At any rate, you should see that this integral identity ultimately comes from the fundamental theorem of calculus, as so many such identities do. And given the proper tools and notation for expressing the fundamental theorem in its full generality, you no longer have to remember a whole suite of disparate theorems–there is just the one theorem, and that’s all.

You are right. The volume integral of the curl follows from the standard Gauss Theorem. This may be clearly seen if one analyzes each Cartesian component separately. To be concrete, let us consider the $z$ component: $$(\vec\nabla\times\vec F)_z= \left(\frac{\partial F_y}{\partial x}-\frac{\partial F_x}{\partial y}\right)=\vec\nabla\cdot (F_y,-F_x,0)=\vec\nabla\cdot\vec G,$$ where $\vec G=(F_y,-F_x,0)$. Since the Gauss Theorem states that $$\iiint_\Omega \vec\nabla\cdot \vec G\,dV=\iint_{\partial\Omega} \vec n\cdot \vec G\,dS$$ and $$\vec n\cdot \vec G=n_x F_y-n_y F_x=(\vec n\times \vec F)_z,$$ we obtain $$\iiint_\Omega (\vec\nabla\times\vec F)_z\,dV=\iiint_\Omega \vec\nabla\cdot \vec G\,dV=\iint_{\partial\Omega} \vec n\cdot \vec G\,dS=\iint_{\partial\Omega} (\vec n\times \vec F)_z\,dS.$$ By applying the same procedure to the $x$ and $y$ components, one arrives at the identity under discussion, i.e., $$\iiint_\Omega \vec\nabla\times\vec F\,dV=\iint_{\partial\Omega} \vec n\times \vec F\,dS.$$ It should be noted that the surface is considered to point outwards $\Omega$. If one considers it to point inwards, then the factors in the vector product of $\vec n$ and $\vec F$ should be commuted. Of course, the identity may be seen as a particular case of a general Stokes theorem, as you are already aware of.

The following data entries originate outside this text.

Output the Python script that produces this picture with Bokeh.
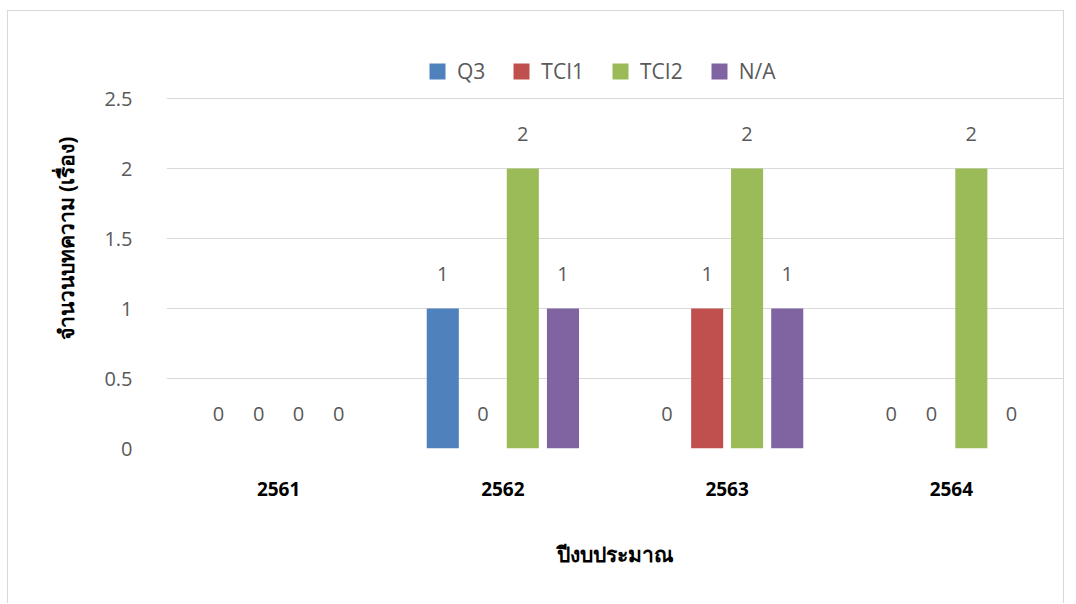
from bokeh.plotting import figure
from bokeh.models import ColumnDataSource, FactorRange, Range1d, FixedTicker, Legend, LegendItem
from bokeh.transform import dodge
from bokeh.core.properties import value
from bokeh.embed import file_html
from bokeh.resources import INLINE

years = ["2561", "2562", "2563", "2564"]
series = ["Q3", "TCI1", "TCI2", "N/A"]
q3 = [0, 1, 0, 0]
tci1 = [0, 0, 1, 0]
tci2 = [0, 2, 2, 2]
na = [0, 1, 1, 0]
colors = ["#4F81BD", "#C0504D", "#9BBB59", "#8064A2"]
y_ticks = [0, 0.5, 1, 1.5, 2, 2.5]
y_tick_labels = ["0", "0.5", "1", "1.5", "2", "2.5"]
x_title = "ปีงบประมาณ"
y_title = "จำนวนบทความ (เรื่อง)"

data = {"year": years, "Q3": q3, "TCI1": tci1, "TCI2": tci2, "N/A": na}
for s in series:
    data[s + "_lbl"] = [str(v) for v in data[s]]
src = ColumnDataSource(data)

p = figure(x_range=FactorRange(*years), y_range=Range1d(0, 3.0),
           width=1057, height=593, output_backend="svg", toolbar_location=None,
           min_border_left=158, min_border_right=2, min_border_top=17, min_border_bottom=156)
p.styles = {"margin-left": "7px", "margin-top": "10px",
            "border-left": "1px solid #d9d9d9", "border-top": "1px solid #d9d9d9",
            "border-right": "1px solid #d9d9d9"}
p.outline_line_color = None
p.xgrid.grid_line_color = None
p.ygrid.grid_line_color = "#d9d9d9"
p.ygrid.grid_line_width = 1

p.yaxis.ticker = FixedTicker(ticks=y_ticks)
p.yaxis.major_label_overrides = {t: l for t, l in zip(y_ticks, y_tick_labels)}
p.yaxis.axis_line_color = None
p.yaxis.major_tick_line_color = None
p.yaxis.minor_tick_line_color = None
p.yaxis.major_label_text_font = "Open Sans"
p.yaxis.major_label_text_font_size = "20px"
p.yaxis.major_label_text_color = "#595959"
p.yaxis.major_label_standoff = 28
p.yaxis.axis_label = y_title
p.yaxis.axis_label_text_font = "Noto Sans"
p.yaxis.axis_label_text_font_style = "bold"
p.yaxis.axis_label_text_font_size = "21px"
p.yaxis.axis_label_text_color = "#000000"
p.yaxis.axis_label_standoff = 21

p.xaxis.axis_line_color = None
p.xaxis.major_tick_line_color = None
p.xaxis.minor_tick_line_color = None
p.xaxis.major_label_text_font = "Noto Sans"
p.xaxis.major_label_text_font_style = "bold"
p.xaxis.major_label_text_font_size = "19px"
p.xaxis.major_label_text_color = "#000000"
p.xaxis.major_label_standoff = 27
p.xaxis.axis_label = x_title
p.xaxis.axis_label_text_font = "Noto Sans"
p.xaxis.axis_label_text_font_style = "bold"
p.xaxis.axis_label_text_font_size = "21px"
p.xaxis.axis_label_text_color = "#000000"
p.xaxis.axis_label_standoff = 41

offsets = [-0.268, -0.089, 0.089, 0.268]
items = []
for s, c, off in zip(series, colors, offsets):
    r = p.vbar(x=dodge("year", off, range=p.x_range), top=s, width=0.143, source=src,
               fill_color=c, line_color=None)
    p.text(x=dodge("year", off, range=p.x_range), y=s, text=s + "_lbl", source=src,
           text_align="center", text_baseline="middle", y_offset=-35,
           text_font=value("Open Sans"), text_font_size="20px", text_color="#595959")
    items.append(LegendItem(label=s, renderers=[r]))

legend = Legend(items=items, orientation="horizontal", location=(261, 363),
                label_text_font="Open Sans", label_text_font_size="21px",
                label_text_color="#595959", glyph_width=20, glyph_height=20,
                label_standoff=10, spacing=26, padding=0, margin=0,
                border_line_color=None, background_fill_alpha=0)
p.add_layout(legend)

open("out.html", "w").write(file_html(p, INLINE))
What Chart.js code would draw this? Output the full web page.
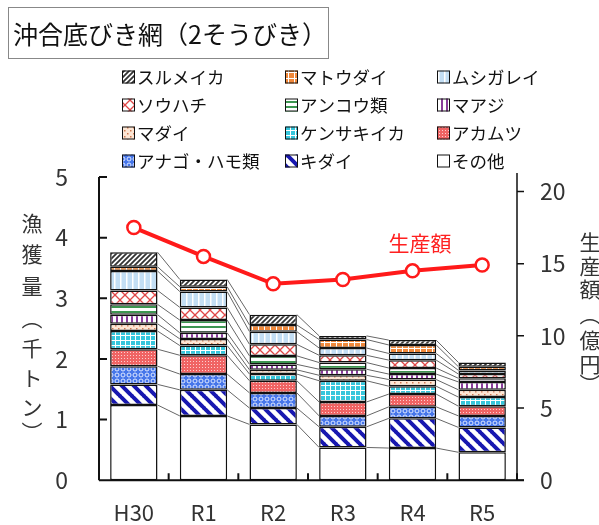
<!DOCTYPE html>
<html>
<head>
<meta charset="utf-8">
<script src="https://cdn.jsdelivr.net/npm/chart.js"></script>
<style>
  body { margin: 0; background: #fff; }
  #wrap { width: 599px; height: 525px; }
</style>
</head>
<body>
<div id="wrap"><canvas id="cv" width="599" height="525"></canvas></div>
<script>
// years
const years = ['H30', 'R1', 'R2', 'R3', 'R4', 'R5'];

// catch (thousand t), stack from bottom
const sonota     = [1.24, 1.06, 0.92, 0.54, 0.53, 0.46];
const kidai      = [0.34, 0.43, 0.27, 0.34, 0.49, 0.41];
const anago      = [0.30, 0.26, 0.25, 0.18, 0.19, 0.19];
const akamutsu   = [0.28, 0.31, 0.20, 0.23, 0.21, 0.16];
const kensaki    = [0.30, 0.16, 0.11, 0.35, 0.13, 0.15];
const madai      = [0.12, 0.11, 0.07, 0.09, 0.11, 0.12];
const maaji      = [0.15, 0.10, 0.09, 0.10, 0.09, 0.13];
const ankou      = [0.17, 0.21, 0.14, 0.11, 0.10, 0.06];
const souhachi   = [0.23, 0.21, 0.19, 0.12, 0.13, 0.07];
const mushigarei = [0.32, 0.26, 0.21, 0.12, 0.11, 0.06];
const matoudai   = [0.07, 0.08, 0.11, 0.14, 0.14, 0.06];
const surumeika  = [0.24, 0.12, 0.17, 0.06, 0.08, 0.07];

// production value (100 million yen)
const seisangaku = [17.5, 15.5, 13.6, 13.9, 14.5, 14.9];

// axis ticks
const catchTicks = [0, 1, 2, 3, 4, 5];
const valueTicks = [0, 5, 10, 15, 20];

const FONT = "'Noto Sans CJK JP', 'Noto Sans', sans-serif";
Chart.defaults.font.family = FONT;

const canvas = document.getElementById('cv');
const ctx = canvas.getContext('2d');

// small tile patterns
function pat(size, bg, draw) {
  const c = document.createElement('canvas');
  c.width = c.height = size;
  const g = c.getContext('2d');
  g.fillStyle = bg;
  g.fillRect(0, 0, size, size);
  draw(g, size);
  return ctx.createPattern(c, 'repeat');
}
function slash(g, s, col, lw) {   // "/"
  g.strokeStyle = col; g.lineWidth = lw; g.beginPath();
  g.moveTo(0, s); g.lineTo(s, 0);
  g.moveTo(-1, 1); g.lineTo(1, -1);
  g.moveTo(s - 1, s + 1); g.lineTo(s + 1, s - 1);
  g.stroke();
}
function backslash(g, s, col, lw) { // "\"
  g.strokeStyle = col; g.lineWidth = lw; g.beginPath();
  g.moveTo(0, 0); g.lineTo(s, s);
  g.moveTo(s - 1, -1); g.lineTo(s + 1, 1);
  g.moveTo(-1, s - 1); g.lineTo(1, s + 1);
  g.stroke();
}
function grid(g, s, col, lw) {
  g.fillStyle = col;
  g.fillRect(0, 0, s, lw);
  g.fillRect(0, 0, lw, s);
}

const fills = {
  surumeika: pat(5, '#fff', (g, s) => slash(g, s, '#333', 1.8)),
  matoudai: pat(6, '#f0883a', (g, s) => grid(g, s, '#fff', 1)),
  mushigarei: pat(6, '#c3def4', (g, s) => { g.fillStyle = '#fff'; g.fillRect(0, 0, 1.5, s); }),
  souhachi: pat(10, '#fff', (g, s) => { slash(g, s, '#e04848', 1.3); backslash(g, s, '#e04848', 1.3); }),
  ankou: pat(5, '#fff', (g, s) => { g.fillStyle = '#3c9650'; g.fillRect(0, 1, s, 2); }),
  maaji: pat(5, '#fff', (g, s) => { g.fillStyle = '#8a3c9c'; g.fillRect(1, 0, 2, s); }),
  madai: pat(6, '#fde6d4', (g, s) => { g.fillStyle = '#d07850'; g.fillRect(1, 1, 1.5, 1.5); g.fillRect(4, 4, 1.5, 1.5); }),
  kensaki: pat(5, '#36c6dc', (g, s) => grid(g, s, '#fff', 1)),
  akamutsu: pat(3, '#f06464', (g, s) => { g.fillStyle = '#fbd0d0'; g.fillRect(1, 1, 1, 1); }),
  anago: pat(6, '#4676ea', (g, s) => { g.strokeStyle = '#dfe8ff'; g.lineWidth = 1; g.beginPath(); g.arc(3, 3, 2, 0, Math.PI * 2); g.stroke(); }),
  kidai: pat(12, '#fff', (g, s) => backslash(g, s, '#1818b0', 4)),
  sonota: '#fff'
};

// bottom to top
const barSets = [
  ['その他', sonota, fills.sonota],
  ['キダイ', kidai, fills.kidai],
  ['アナゴ・ハモ類', anago, fills.anago],
  ['アカムツ', akamutsu, fills.akamutsu],
  ['ケンサキイカ', kensaki, fills.kensaki],
  ['マダイ', madai, fills.madai],
  ['マアジ', maaji, fills.maaji],
  ['アンコウ類', ankou, fills.ankou],
  ['ソウハチ', souhachi, fills.souhachi],
  ['ムシガレイ', mushigarei, fills.mushigarei],
  ['マトウダイ', matoudai, fills.matoudai],
  ['スルメイカ', surumeika, fills.surumeika]
];

const datasets = barSets.map(([label, data, bg]) => ({
  type: 'bar',
  label: label,
  data: data,
  backgroundColor: bg,
  borderColor: '#111',
  borderWidth: 1.5,
  borderSkipped: false,
  yAxisID: 'y',
  stack: 'catch',
  order: 1,
  barPercentage: 0.68,
  categoryPercentage: 1.0
}));
datasets.push({
  type: 'line',
  label: '生産額',
  data: seisangaku,
  yAxisID: 'y2',
  borderColor: '#ff1a1a',
  borderWidth: 4,
  pointRadius: 6.5,
  pointBackgroundColor: '#fff',
  pointBorderColor: '#ff1a1a',
  pointBorderWidth: 2.5,
  order: 0
});

function vText(c, chars, x, ys) {
  c.textAlign = 'center';
  c.textBaseline = 'middle';
  chars.forEach((ch, i) => c.fillText(ch, x, ys[i]));
}

const decor = {
  id: 'decor',
  beforeDatasetDraw(chart, args) {
    if (chart.data.datasets[args.index].type !== 'line') return;
    // thin connectors between segment tops
    const c = chart.ctx;
    c.save();
    c.strokeStyle = '#666';
    c.lineWidth = 1;
    c.beginPath();
    barSets.forEach((_, di) => {
      const pts = chart.getDatasetMeta(di).data;
      for (let i = 0; i < pts.length - 1; i++) {
        const a = pts[i], b = pts[i + 1];
        c.moveTo(a.x + a.width / 2, a.y);
        c.lineTo(b.x - b.width / 2, b.y);
      }
    });
    c.stroke();
    c.restore();
  },
  afterDraw(chart) {
    const c = chart.ctx;
    const { left, right, top, bottom } = chart.chartArea;
    const y = chart.scales.y, y2 = chart.scales.y2;
    c.save();
    c.strokeStyle = '#111';
    // axes
    c.lineWidth = 2;
    c.beginPath();
    c.moveTo(left, y.getPixelForValue(5)); c.lineTo(left, bottom);
    c.moveTo(left, bottom); c.lineTo(right + 7, bottom);
    catchTicks.forEach(v => {
      const py = y.getPixelForValue(v);
      c.moveTo(left, py); c.lineTo(left + 8, py);
    });
    const cw = (right - left) / years.length;
    for (let k = 1; k <= years.length; k++) {
      const px = left + k * cw;
      c.moveTo(px, bottom); c.lineTo(px, bottom - 7);
    }
    c.stroke();
    c.lineWidth = 1.5;
    c.beginPath();
    c.moveTo(right, top - 4); c.lineTo(right, bottom);
    valueTicks.forEach(v => {
      const py = y2.getPixelForValue(v);
      c.moveTo(right, py); c.lineTo(right + 7, py);
    });
    c.stroke();

    // title box
    c.strokeStyle = '#888';
    c.lineWidth = 1;
    c.strokeRect(8.5, 7.5, 320, 51);
    c.fillStyle = '#111';
    c.font = '25px ' + FONT;
    c.textAlign = 'left';
    c.textBaseline = 'middle';
    c.fillText('沖合底びき網（2そうびき）', 13, 34);

    // legend, 3 columns x 4 rows, top of stack first
    const colX = [122, 285, 437];
    const rowY = [77, 105, 133, 161];
    c.font = '17.5px ' + FONT;
    const items = barSets.slice().reverse();
    items.forEach(([label, , bg], i) => {
      const bx = colX[i % 3], by = rowY[Math.floor(i / 3)];
      c.fillStyle = bg;
      c.fillRect(bx, by - 6.5, 13, 13);
      c.strokeStyle = '#111';
      c.lineWidth = 1;
      c.strokeRect(bx + 0.5, by - 6, 12, 12);
      c.fillStyle = '#111';
      c.textAlign = 'left';
      c.fillText(label, bx + 15, by);
    });

    // axis titles
    c.fillStyle = '#333';
    c.font = '21px ' + FONT;
    vText(c, ['漁', '獲', '量', '︵', '千', 'ト', 'ン', '︶'], 32,
      [223, 254, 286, 318, 348, 378, 407, 432]);
    vText(c, ['生', '産', '額', '︵', '億', '円', '︶'], 590,
      [242, 266, 289, 314, 340, 364, 384]);

    // series label
    c.fillStyle = '#ff2020';
    c.font = '21px ' + FONT;
    c.textAlign = 'center';
    c.fillText('生産額', 420, 243);
    c.restore();
  }
};

new Chart(ctx, {
  type: 'bar',
  data: { labels: years, datasets: datasets },
  options: {
    responsive: false,
    animation: false,
    layout: { padding: { top: 177, left: 0, right: 0, bottom: 0 } },
    plugins: { legend: { display: false }, tooltip: { enabled: false }, title: { display: false } },
    scales: {
      x: {
        stacked: true,
        grid: { display: false, drawTicks: false },
        border: { display: false },
        ticks: { color: '#333', font: { size: 22 }, padding: 19 },
        afterFit: s => { s.height = 42; }
      },
      y: {
        stacked: true,
        position: 'left',
        min: 0, max: 5,
        grid: { display: false, drawTicks: false },
        border: { display: false },
        ticks: { color: '#333', font: { size: 23 }, padding: 31 },
        afterBuildTicks: s => { s.ticks = catchTicks.map(v => ({ value: v })); },
        afterFit: s => { s.width = 99; }
      },
      y2: {
        position: 'right',
        min: 0, max: 21,
        grid: { display: false, drawTicks: false },
        border: { display: false },
        ticks: { color: '#333', font: { size: 23 }, padding: 23 },
        afterBuildTicks: s => { s.ticks = valueTicks.map(v => ({ value: v })); },
        afterFit: s => { s.width = 82; }
      }
    }
  },
  plugins: [decor]
});
</script>
</body>
</html>
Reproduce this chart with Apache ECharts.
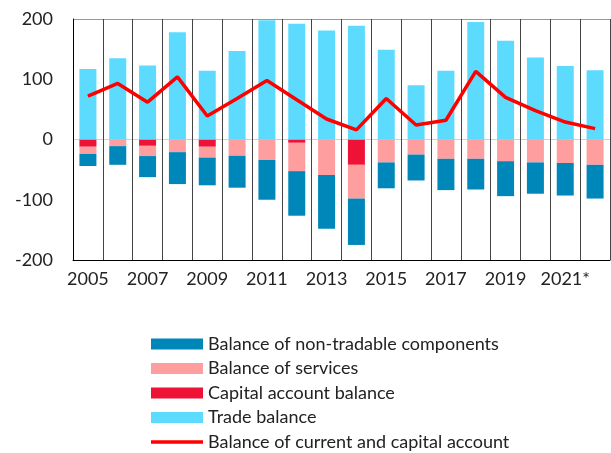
<!DOCTYPE html>
<html>
<head>
<meta charset="utf-8">
<script src="https://cdn.jsdelivr.net/npm/echarts@6/dist/echarts.min.js"></script>
<style>
  html, body { margin: 0; padding: 0; background: #fff; }
  #chart { width: 611px; height: 453px; }
</style>
</head>
<body>
<div id="chart"></div>
<script>
var years = ['2005', '2006', '2007', '2008', '2009', '2010', '2011', '2012', '2013',
  '2014', '2015', '2016', '2017', '2018', '2019', '2020', '2021*', '2022*'];

var nonTradable = [-20, -31, -35, -53, -46, -53, -66, -74, -89, -77, -43, -43, -52, -51, -58, -52, -54, -56];
var services = [-12, -11, -17, -21, -18, -27, -34, -47, -59, -56, -38, -25, -32, -32, -36, -38, -39, -42];
var capital = [-12, 0, -10.5, 0, -12, 0, 0, -5.5, 0, -42, 0, 0, 0, 0, 0, 0, 0, 0];
var trade = [117, 135, 123, 178, 114, 147, 198, 192, 181, 189, 149, 90, 114, 195, 164, 136, 122, 115];
var currentCapital = [72, 93, 62, 104, 39, 68, 98, 66, 34, 16, 68, 24, 32, 113, 70, 48, 29, 18];

var chart = echarts.init(document.getElementById('chart'), null, { renderer: 'canvas' });

// thin bar in the middle of the legend box, for the line series
var lineIcon = 'path://M0,0 L0.01,0 Z M0,3.8 L52,3.8 L52,7.2 L0,7.2 Z M52,11 L51.99,11 Z';

var option = {
  animation: false,
  textStyle: { fontFamily: 'Lato', color: '#222' },
  grid: { left: 73, right: 1, top: 19, bottom: 193 },
  legend: {
    orient: 'vertical',
    left: 146,
    top: 330,
    height: 130,
    itemWidth: 52,
    itemHeight: 11,
    itemGap: 6.5,
    textStyle: { fontSize: 18, color: '#222', lineHeight: 18, fontFamily: 'Lato' },
    data: [
      { name: 'Balance of non-tradable components', icon: 'rect' },
      { name: 'Balance of services', icon: 'rect' },
      { name: 'Capital account balance', icon: 'rect' },
      { name: 'Trade balance', icon: 'rect' },
      { name: 'Balance of current and capital account', icon: lineIcon }
    ]
  },
  xAxis: {
    type: 'category',
    data: years,
    position: 'bottom',
    axisLine: { onZero: false, lineStyle: { color: '#000', width: 1 } },
    axisTick: { show: false },
    axisLabel: { interval: 1, fontSize: 18, color: '#222', margin: 10 },
    splitLine: { show: true, interval: 0, lineStyle: { color: '#444', width: 1 } }
  },
  yAxis: {
    type: 'value',
    min: -200,
    max: 200,
    interval: 100,
    axisLine: { show: true, lineStyle: { color: '#000', width: 1 } },
    axisTick: { show: false },
    axisLabel: { fontSize: 18, color: '#222', margin: 20 },
    splitLine: {
      show: true,
      lineStyle: { color: ['transparent', 'transparent', '#d0d0d0', 'transparent', '#999'], width: 1 }
    }
  },
  series: [
    {
      name: 'Capital account balance',
      type: 'bar',
      stack: 'b',
      barWidth: 17,
      itemStyle: { color: '#EE1236' },
      data: capital
    },
    {
      name: 'Balance of services',
      type: 'bar',
      stack: 'b',
      barWidth: 17,
      itemStyle: { color: '#FF9E9E' },
      data: services
    },
    {
      name: 'Balance of non-tradable components',
      type: 'bar',
      stack: 'b',
      barWidth: 17,
      itemStyle: { color: '#0087B9' },
      data: nonTradable
    },
    {
      name: 'Trade balance',
      type: 'bar',
      stack: 'b',
      barWidth: 17,
      itemStyle: { color: '#5CDBFF' },
      data: trade
    },
    {
      name: 'Balance of current and capital account',
      type: 'line',
      symbol: 'none',
      lineStyle: { color: '#FF0000', width: 3.5 },
      itemStyle: { color: '#FF0000' },
      data: currentCapital,
      z: 5
    }
  ]
};

chart.setOption(option);
window.addEventListener('resize', chart.resize);
</script>
</body>
</html>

Yes, it is right except the the sign on the right hand side should be minus. It can be viewed as a Corollary to the Gauss-Green Theorem (Evans’s PDE book appendix C.2 uses this name):
$$\int_{\Omega} \partial_{x_i} u\, dx = \int_{\partial \Omega} u n_i \,d\sigma.$$
The formula you gave is essentially:
$$\int_{\Omega} (\partial_{x_j} A_i – \partial_{x_i} A_j)dV = \int_{\partial \Omega} (n_j A_i – n_i A_j)d\sigma, \tag{1}$$
where $\bar{A} = (A_1,A_2,A_3)$ and $\hat{n} = (n_1,n_2,n_3)$, and (1) also applies for the $n$-dimensional curl.